Daikin Airconditioning (Singapore) Pte. Ltd. will conduct vocational education, as the only government-approved training facility in the process industry.
And in June 2011, the company signed an agreement with ITE (Institute of Technical Education) College West, a public industrial and vocational high school, to further expand a joint air conditioning education program.
Awarding incentive bonuses to inventor group representatives
Daikin Industries has two systems for stimulating employees' motivation to invent and for spurring the creation of intellectual property.
The first is the Compensation System for Employee Inventions, a system in which Daikin pays employees for inventions created on the job that result in patent applications as well as successful uses of the patent. In fiscal 2011, Daikin compensated employees for 1,007 patent applications (submitted before the end of December 2011) and 424 successful uses of the patent (investigated in fiscal 2010 and paid in fiscal 2011).
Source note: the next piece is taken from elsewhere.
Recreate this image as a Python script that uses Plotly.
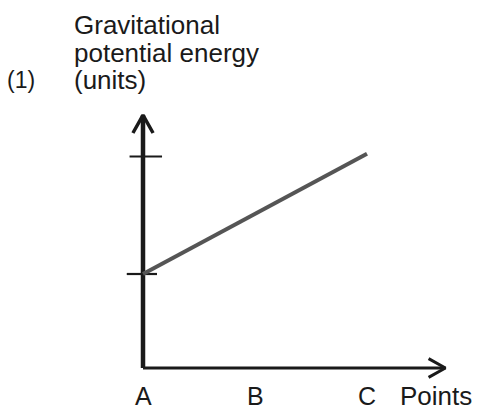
import plotly.graph_objects as go

# ---- data ----
points = ["A", "B", "C"]
point_pos = [0, 1, 2]
energy = [1.0, 1.64, 2.28]          # gravitational potential energy (units)
y_tick_vals = [1.0, 2.25]           # the two tick marks on the vertical axis
x_axis_end = 2.70
y_axis_end = 2.69
y_title_lines = ["Gravitational", "potential energy", "(units)"]
x_title = "Points"
panel_label = "(1)"

W, H = 481, 414
FONT = "Liberation Sans, Arial, Helvetica, sans-serif"
INK = "#1a1a1a"
FS = 25

fig = go.Figure()

# vertical axis
fig.add_trace(go.Scatter(x=[0, 0], y=[0, y_axis_end], mode="lines",
                         line=dict(color=INK, width=4.5), hoverinfo="skip"))
# horizontal axis
fig.add_trace(go.Scatter(x=[0, x_axis_end], y=[0, 0], mode="lines",
                         line=dict(color=INK, width=3), hoverinfo="skip"))
# arrowheads (chevrons)
fig.add_trace(go.Scatter(x=[-0.09, 0, 0.09], y=[y_axis_end - 0.19, y_axis_end, y_axis_end - 0.19],
                         mode="lines", line=dict(color=INK, width=3.5), hoverinfo="skip"))
fig.add_trace(go.Scatter(x=[x_axis_end - 0.15, x_axis_end, x_axis_end - 0.15], y=[0.1, 0, -0.1],
                         mode="lines", line=dict(color=INK, width=3), hoverinfo="skip"))
# tick marks on vertical axis
tick_half = [(-0.12, 0.17), (-0.145, 0.125)]
for v, (a, b) in zip(sorted(y_tick_vals, reverse=True), tick_half):
    fig.add_trace(go.Scatter(x=[a, b], y=[v, v], mode="lines",
                             line=dict(color=INK, width=2.2), hoverinfo="skip"))

# data line
fig.add_trace(go.Scatter(x=point_pos, y=energy, mode="lines",
                         line=dict(color="#555555", width=4), hoverinfo="skip"))

# x category labels
for p, xp in zip(points, point_pos):
    fig.add_annotation(x=xp, y=-0.3, xref="x", yref="y", text=p, showarrow=False,
                       font=dict(family=FONT, size=FS, color=INK),
                       xanchor="center", yanchor="middle")

def px(xp):
    return xp / W

def py(yp):
    return 1 - yp / H

fig.add_annotation(x=px(398), y=py(396), xref="paper", yref="paper", text=x_title,
                   showarrow=False, font=dict(family=FONT, size=26, color=INK),
                   xanchor="left", yanchor="middle")

for txt, yc in zip(y_title_lines, [25, 53, 80]):
    fig.add_annotation(x=px(72), y=py(yc), xref="paper", yref="paper", text=txt,
                       showarrow=False, font=dict(family=FONT, size=26, color=INK),
                       xanchor="left", yanchor="middle")

fig.add_annotation(x=px(5), y=py(80), xref="paper", yref="paper", text=panel_label,
                   showarrow=False, font=dict(family=FONT, size=FS - 2, color=INK),
                   xanchor="left", yanchor="middle")

fig.update_layout(
    width=W, height=H,
    margin=dict(l=0, r=0, t=0, b=0),
    paper_bgcolor="white", plot_bgcolor="white",
    showlegend=False,
    xaxis=dict(range=[-143 / 112, (W - 143) / 112], visible=False, fixedrange=True),
    yaxis=dict(range=[-(H - 368) / 94, 368 / 94], visible=False, fixedrange=True),
)

fig.write_html("out.html", config={"displayModeBar": False},
               post_script="document.body.style.margin='0';")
The second is the Incentive System for Valuable Patents, which gives employees incentive bonuses for valuable patents. In fiscal 2011, we awarded incentive bonuses to the creators of 95 patents.
These systems are aimed at stepping up Daikin's intellectual creativity. However, there is still much work to be done in areas such as increasing the quality and quantity of patents, and increasing the number of patents in our key technological fields, in particular in emerging countries. To this end, in the air conditioning divisions, rather than focusing merely on the overall number of patent applications, goals are being set based on particular development themes, and company executives are keeping a close watch on progress in development from both the qualitative and quantitative sides. As well, we are setting key patent themes in which we don't just pursue patents related to our own technological strengths; rather, we seek to protect our business by also applying for patents that will prevent other companies from coming out with products similar to our own.
In the Chemicals Division, as competing companies expand outside the boundaries of fluorochemicals, we have been doing surveys on possible future patents in key fields, and this allowed us to complete a proprietary database that gives us a tool for keeping abreast of the patent race.
We are currently studying other companies in industry as we plan a system of incentive bonuses for outstanding inventions developed by Daikin's overseas development bases.